InSPIRING

There will be an official opening of the InSPIRE Centre at the University of Canberra this week.
I see the Centre as a physical tipping point in my own thinking about and practice in educational technology.
I like the idea of being InSPIRED and hope to spend much of my nomadic time at the University in the Centre.
The Hiperwall there is just one of the many tools for engagement and connection.
The imminent opening of the Centre has encouraged me to think about the ethos that underpins connected and emerging communities.
Thanks to a link from Stephen Downes to a MediaShift Idea Lab post by Jonathan Stray about visualising documents, I discovered a 2009 post by Dan Schultz that helped me clarify my thoughts.
I have written about reciprocal altruism in this blog and I have been exploring the invisibility of openness. Dan’s post was an excellent catalyst for my thinking. His post is titled In Search of a Community That Takes ‘Me’ Out of Social Media.
He concludes that:

Community tools exist, but they are drastically underpowered… As a result, they are drowned out by the far more successful alternatives… To change this, we need something that can:

  1. Host niche communities without isolating them from the rest of the world.
  2. Give individuals a chance to shine without letting their egos dominate the content.
  3. Attract enough people to drive collective intelligence, while maintaining the level of granularity needed to provide a truly personalized experience.

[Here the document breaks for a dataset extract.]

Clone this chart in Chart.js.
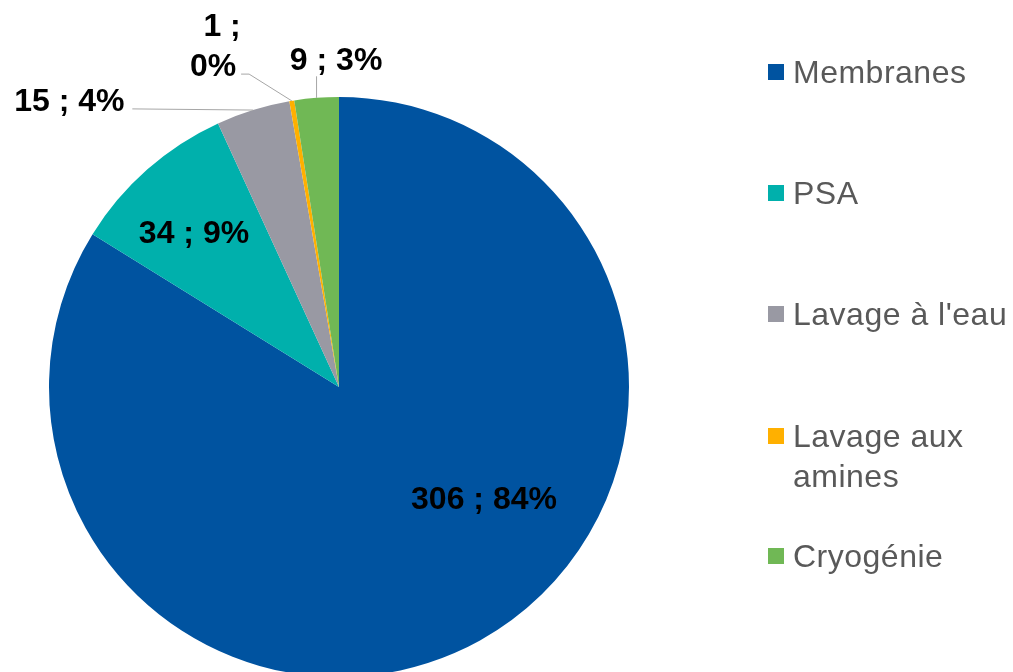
<!DOCTYPE html>
<html>
<head>
<meta charset="utf-8">
<script src="https://cdn.jsdelivr.net/npm/chart.js@4/dist/chart.umd.min.js"></script>
<style>
  html, body { margin: 0; padding: 0; background: #fff; overflow: hidden; }
  #wrap { position: relative; width: 1013px; height: 700px; }
</style>
</head>
<body>
<div id="wrap"><canvas id="chart" width="1013" height="700"></canvas></div>
<script>
// data
const categories = ['Membranes', 'PSA', "Lavage à l'eau", 'Lavage aux amines', 'Cryogénie'];
const values = [306, 34, 15, 1, 9];
const percents = [84, 9, 4, 0, 3];
const colors = ['#0053A0', '#00B0AC', '#9999A3', '#FFB000', '#70B855'];
const legendLines = [['Membranes'], ['PSA'], ["Lavage à l'eau"], ['Lavage aux', 'amines'], ['Cryogénie']];

// label placement, as offsets from the pie centre in radius units
const labelPos = [[0.50, 0.385], [-0.50, -0.535], [-0.93, -0.99], [-0.41, -1.11], [-0.01, -1.13]];
const labelWrap = [false, false, false, true, false];
const leader = [false, false, true, true, true];

const labelText = values.map((v, i) => v + ' ; ' + percents[i] + '%');

const labelsPlugin = {
  id: 'pieLabels',
  afterDatasetsDraw(chart) {
    const ctx = chart.ctx;
    const arcs = chart.getDatasetMeta(0).data;
    ctx.save();
    ctx.font = 'bold 32px "Liberation Sans", Arial, sans-serif';
    ctx.fillStyle = '#000';
    ctx.textAlign = 'center';
    ctx.textBaseline = 'middle';
    arcs.forEach((arc, i) => {
      const r = arc.outerRadius;
      const lx = arc.x + labelPos[i][0] * r;
      const ly = arc.y + labelPos[i][1] * r;
      if (leader[i]) {
        const mid = (arc.startAngle + arc.endAngle) / 2;
        const ex = arc.x + Math.cos(mid) * r;
        const ey = arc.y + Math.sin(mid) * r;
        ctx.strokeStyle = '#A6A6A6';
        ctx.lineWidth = 1;
        ctx.beginPath();
        if (i === 2) {
          ctx.moveTo(lx + 63, ly + 9);
          ctx.lineTo(ex, ey);
        } else if (i === 3) {
          ctx.moveTo(lx + 21, ly + 9);
          ctx.lineTo(lx + 29, ly + 9);
          ctx.lineTo(ex, ey);
        } else {
          ctx.moveTo(ex, ly + 17);
          ctx.lineTo(ex, ey);
        }
        ctx.stroke();
      }
      if (labelWrap[i]) {
        const parts = labelText[i].split(' ; ');
        ctx.fillText(parts[0] + ' ;', lx + 2, ly - 38);
        ctx.fillText(parts[1], lx - 7, ly + 2);
      } else {
        ctx.fillText(labelText[i], lx, ly + 2);
      }
    });
    ctx.restore();
  }
};

const legendPlugin = {
  id: 'sideLegend',
  afterDraw(chart) {
    const ctx = chart.ctx;
    const x0 = 768;
    const rowY = [73, 194, 315, 437, 557];
    ctx.save();
    ctx.font = '32px "Liberation Sans", Arial, sans-serif';
    ctx.letterSpacing = '0.5px';
    ctx.textBaseline = 'middle';
    ctx.textAlign = 'left';
    categories.forEach((c, i) => {
      ctx.fillStyle = colors[i];
      ctx.fillRect(x0, rowY[i] - 9, 16, 16);
      ctx.fillStyle = '#595959';
      legendLines[i].forEach((line, k) => {
        ctx.fillText(line, x0 + 25, rowY[i] + 1 + k * 40);
      });
    });
    ctx.restore();
  }
};

new Chart(document.getElementById('chart').getContext('2d'), {
  type: 'pie',
  data: {
    labels: categories,
    datasets: [{
      data: values,
      backgroundColor: colors,
      borderWidth: 0,
    }],
  },
  options: {
    responsive: false,
    animation: false,
    layout: { padding: { left: 49, right: 384, top: 97, bottom: 23 } },
    plugins: {
      legend: { display: false },
      tooltip: { enabled: false },
    },
  },
  plugins: [labelsPlugin, legendPlugin],
});
</script>
</body>
</html>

That isn’t too much to ask for… right? I personally believe that these systems will be the key to meeting community information needs.

I think we will have an opportunity to address these issues in and through the InSPIRE Centre. The Centre:

is a learning commons, a place to imagine, experiment and design new ways of working and learning digitally. INSPIRE services highlight quality teaching and contemporary learning practices through staying connected to global initiatives and trends about learning design and design thinking. We focus on a futures perspective and developing foresight, not just knowledge and skills.

I am hopeful that my visits to the Centre will help me explore learning ethnographies of the emergence of inspirational practice.